China: Trade, Hong Kong, and US Elections

Published on June 9, 2020

Senior sources in Beijing warn that China will take countermeasures against recent attacks and sanctions by the administration of US President Donald Trump over Hong Kong, Taiwan, the coronavirus, and Huawei, “among other issues.”

*** But the same high-level Chinese officials are quick to distinguish the threat of countermeasures against those hot-button issues from any indication that Beijing has, or will, walk away from its Phase One trade agreement with the United States. ***

*** Furthermore, sources note that four of the five sanctions threatened by President Trump over Hong Kong do not have a timetable for implementation (yet), and add that Beijing will not announce any countermeasures against the US until the US formally imposes sanctions, including the revocation of Hong Kong’s special trading status. But when that happens, the first response, from what we understand, will be to revoke the freedom of travel of US citizens in and out of Hong Kong. ***

*** Separately, the Central National Security Council (CNSC) has completed a formal assessment of the US presidential race, in which it expects the November 2020 elections to draw the highest turnout in history.  Noting the more than 40 national polls that show Trump lagging behind his democratic challenger, former Vice President Joe Biden, the report nevertheless concludes that Trump is still more likely than not to pull off a second term. ***

That, at least, is the assessment from Beijing.

Trade Track and Sanctions

Sources at the highest level in Beijing have fully taken on board the message from Washington that for all the rising tensions with China, across a host of dimensions, President Trump will not walk away from the Phase One trade deal between the two countries.

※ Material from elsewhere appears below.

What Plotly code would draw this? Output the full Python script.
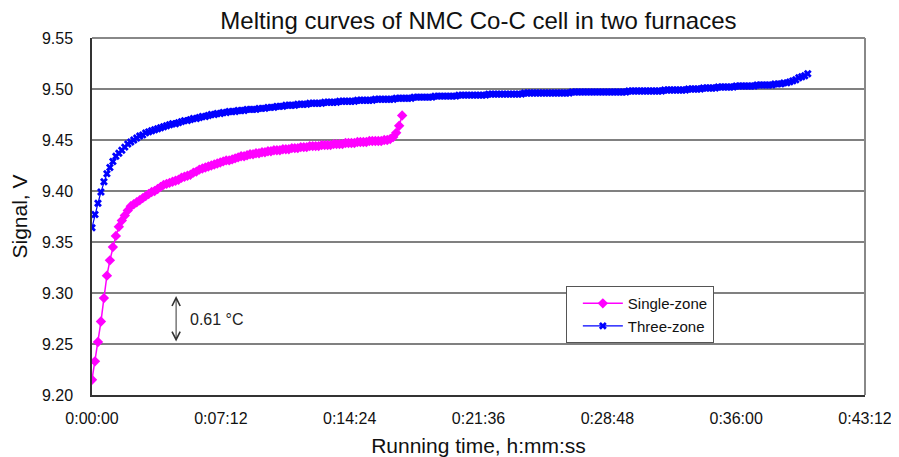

Beijing, in turn, has given assurances to Washington that it will do its best to abide by the terms of the agreement. But perhaps more to the point, given the low odds of that happening, both sides have reaffirmed that should any problems arise in the process, these will be resolved within the framework of the agreement.

Regarding simmering tensions over Hong Kong, the same officials note that four of the five sanctions announced by Trump in response to the security law draft do not have a specific timetable for implementation.

And as to the one that does – the barring, effective June 1, of entry to the US of Chinese students who are deemed to be at risk of passing technology secrets back to the Chinese military – that is claimed, perhaps a bit cavalierly, to affect only about 300 people.

The trigger nevertheless to a response from Beijing will be a formal revocation, as threatened by Washington, of Hong Kong’s special status, in response to which China will “immediately” revoke the ease of travel of Americans in and out of the city.

An Eye on the 2020 US Elections

Separately, from what we understand, the Central National Security Council (CNSC) has formally submitted its assessment of the upcoming US presidential race to the leadership in Beijing.

This November, they believe, is likely to draw the highest turnout in US electoral history, with whites, blacks, Hispanics, and Asians all drawn to the polls “because of Trump” (presumably both for, and against).

The CNSC report notes that former Vice President Joe Biden led in every single one of more than 40 nationwide polls in May, and that ongoing civil unrest and the administration’s handling of the COVID pandemic will certainly strike a blow to Trump’s prospects. The report adds that the impact from these crises on the elections remains to be seen.

Indeed, the CNSC concludes that despite all that, Trump is still more likely than not to win re-election, but it does lay out three conditions that it believes could lead, and in fact are all three seen as indispensable, to a Biden victory.

The first of the conditions is a vice-presidential nominee who strongly complements Biden, the second is the full-throated backing of former President Barack Obama, and the third is a fully united Democratic party that includes the unconditional mobilization of support of the progressive wing by Vermont Senator Bernie Sanders.

Finally, straying into Washington’s favorite parlor game of second-guessing who that VP choice for Biden should be, the CNSC report suggests it should, beyond the shadow of a doubt, be California Senator Kamala Harris.

Right about here, we would be remiss not to note that there will most certainly be many US political analysts who would vehemently disagree with every single point in this CNSC report. We did find it interesting, nonetheless, and suspect that assessment might play no small part in coloring Beijing’s response to Trump.